I enjoyed this second installemnt much more than the first one. I thought Thea was a much more engaging character this time, and it was nice meeting her sister Jocelyn too. Poor Thea and her faithful dog Hepzibah do have rather a tough time of it in this mystery as they get themselves involved in the crime that seems to have taken place at the property that Thea's looking after. There are plenty of suspicious characters to mull over, and some nice facts about canals - which Thea loves (as do I) but many residents don't. There is also a sub plot involving Thea's sister's marriage, and I wonder whether that'll be revisited in another book . Overall just what I was in the mood for - being a bit cold ridden and tired this last few days.

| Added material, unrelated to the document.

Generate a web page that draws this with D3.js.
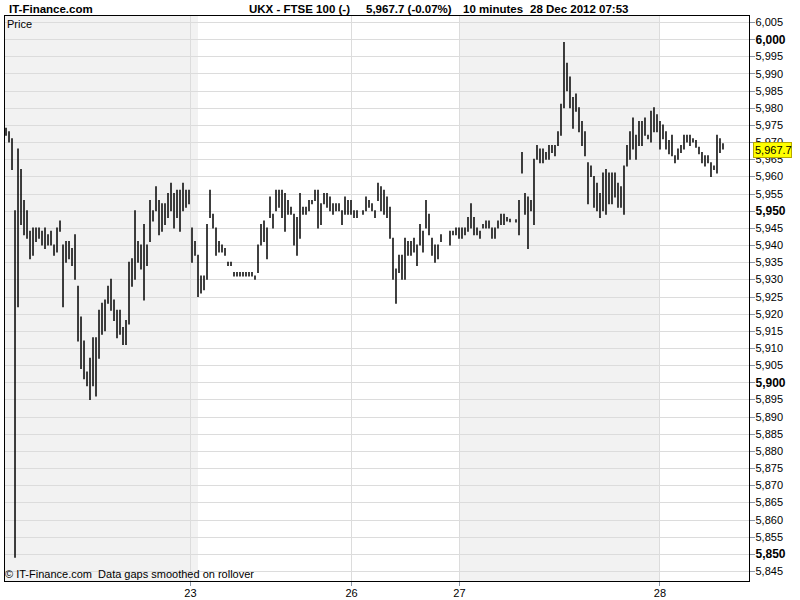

This is the second book in this series, but the first I've read. Thea is a house-sitter based in the Cotswolds, who seems to be having a string of bad luck with murders afoot! There are recurring characters and she goes nowhere without her companion doggy friend, Hepzie. It was an easy read with a fairly simple plot line. I didn't love the characters, perhaps if I read more they may begin to grow on me. All in all, I've read better 'cosy crime'.
I enjoyed this book much more than the first in the series, the inclusion of Thea's sister into proceedings helped give her someone to bounce ideas off of and speed up the narrative. I was surprised by the whodunnits (makes a change) and the ongoing development between Thea and Hollis was nice. Looking forward to the next one!